I don't think I look anything like Ed at all. He's svelte and quick and muscular. A little goofy, too, but it's not what you first notice. Our personalities, though? Well, I can't deny it. At the top of a long list we are both highly sensitive to change. While he can roll with the punches of a mutable daily schedule any larger shifts are a huge challenge. I am only beginning to understand, after an incident with a substitute dog walker and some related class work, that new people are a gigantic stressor for him. He's often really good in new situations, even with crowds and a lot of attention focused on him, but the factor that keeps his poop in a group is me. When he doesn't have my cues to read about who to accept and who to banish from his kingdom he regresses fast and, quite literally, furious.

Untitled Yesterday I found out that our beloved dog walker, Sarah, is leaving the company. She is a textile artist and, though I'm not privy to her reasons, I assume she's going to concentrate on her career in one way or another. I have it in my heart to be happy for her. I do! I want to be doing what I love, too, so it's fantastic to see that as possible. While I was out this afternoon buying a small goodbye gift for her, though, I found myself on the edge of tears. I'm going to miss her! I've only laid eyes on her maybe five times total but I'm going to miss the hell out of her. I know that this sounds a little insane and someone is probably wondering if they should warn Sarah immediately but I promise I mean no harm. She was just such a fantastic fit for me and Ed. I'd begun to think of her as a constant, even planning what to give her for Christmas, so I set myself up for this news to be a shock.
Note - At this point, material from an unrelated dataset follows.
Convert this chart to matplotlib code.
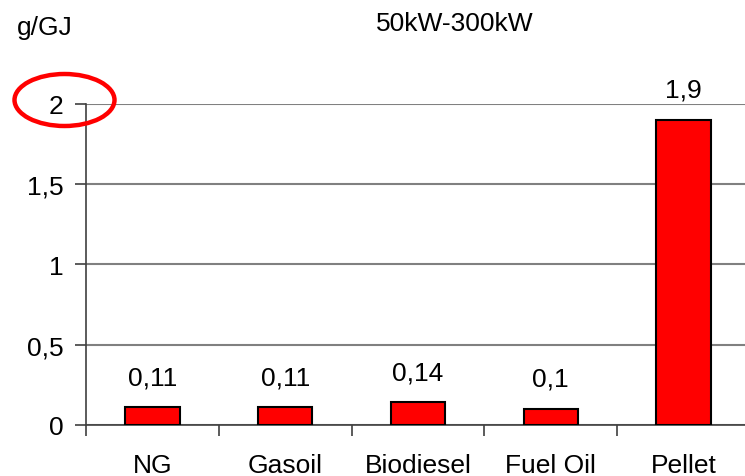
import matplotlib
matplotlib.use('Agg')
import matplotlib.pyplot as plt
from matplotlib.patches import Ellipse

# datos
categorias = ['NG', 'Gasoil', 'Biodiesel', 'Fuel Oil', 'Pellet']
valores = [0.11, 0.11, 0.14, 0.1, 1.9]
etiquetas_valor = ['0,11', '0,11', '0,14', '0,1', '1,9']
ticks_y = [0, 0.5, 1, 1.5, 2]
etiquetas_y = ['0', '0,5', '1', '1,5', '2']

plt.rcParams['font.family'] = ['Liberation Sans', 'DejaVu Sans']
fs = 19

fig = plt.figure(figsize=(7.45, 4.77), dpi=100, facecolor='white')
# el eje se sale un poco por la derecha, como en la imagen original
ax = fig.add_axes([86 / 745, 51 / 477, 664 / 745, 321.5 / 477])
ax.set_facecolor('white')

x = list(range(len(categorias)))
ax.bar(x, valores, width=0.41, color='#ff0000', edgecolor='black', linewidth=1.5, zorder=3)

for xi, v, txt in zip(x, valores, etiquetas_valor):
    ax.annotate(txt, (xi, v), xytext=(0, 13), textcoords='offset points',
                ha='center', va='bottom', fontsize=fs)

ax.set_xlim(-0.5, 4.5)
ax.set_ylim(0, 2)
ax.set_yticks(ticks_y)
ax.set_yticklabels(etiquetas_y, fontsize=fs)
ax.yaxis.grid(True, color='#808080', linewidth=1.5, zorder=0)

# ticks del eje x entre categorias
ax.set_xticks([i + 0.5 for i in range(-1, 5)], minor=False)
ax.set_xticklabels([])
ax.set_xticks(x, minor=True)
ax.set_xticklabels(categorias, minor=True, fontsize=fs)
ax.tick_params(axis='x', which='minor', length=0, pad=20)
ax.tick_params(axis='x', which='major', length=8, width=1.2, color='#404040', direction='out')
ax.tick_params(axis='y', length=8, width=1.2, color='#404040', direction='out', pad=8)

for lado in ['top', 'right']:
    ax.spines[lado].set_visible(False)
for lado in ['left', 'bottom']:
    ax.spines[lado].set_color('#404040')
    ax.spines[lado].set_linewidth(1.2)

fig.text(17 / 745, 1 - 35 / 477, 'g/GJ', fontsize=fs, ha='left', va='baseline')
fig.text(455 / 745, 1 - 31 / 477, '50kW-300kW', fontsize=fs, ha='center', va='baseline')

# circulo rojo alrededor del 2
elipse = Ellipse((64.5 / 745, 1 - 101 / 477), 100 / 745, 52 / 477, transform=fig.transFigure,
                 fill=False, edgecolor='#ff0000', linewidth=3.2)
fig.patches.append(elipse)

fig.savefig('out.png', dpi=100, facecolor='white')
Ed exhibited his typical acting out behavior when he first met Sarah. She immediately asked what I did to help him stop reacting in those ways. She listened to what I had to say and she worked with him carefully and consistently over time until, after several weeks of getting at least one great report, this week I got three notes in a row that were extremely boring because he'd been a good boy, nothing to put on record or to ask. He likes her. He trusts her. He even listens to her. He's made huge strides with me lately as well and I'm sure that a common approach from both of his regular companions has a lot to do with that.

Tonight we're meeting the new guy, Felix. I hope I don't burst into tears and embarrass myself. I'm actually looking forward to it and I'm sure that he's a good and capable person. I've read his resume, he's got the goods, and I trust Melissa and Adam not to bring in any flakes, especially not for Ed who has given a few of their walkers (and Adam himself) a run for their money. I consulted with Rikke, our trainer, about how best to do the intro and we have a plan. I'm sure that it will all work out...eventually.

But I'm going to miss Sarah a lot and Ed will, too.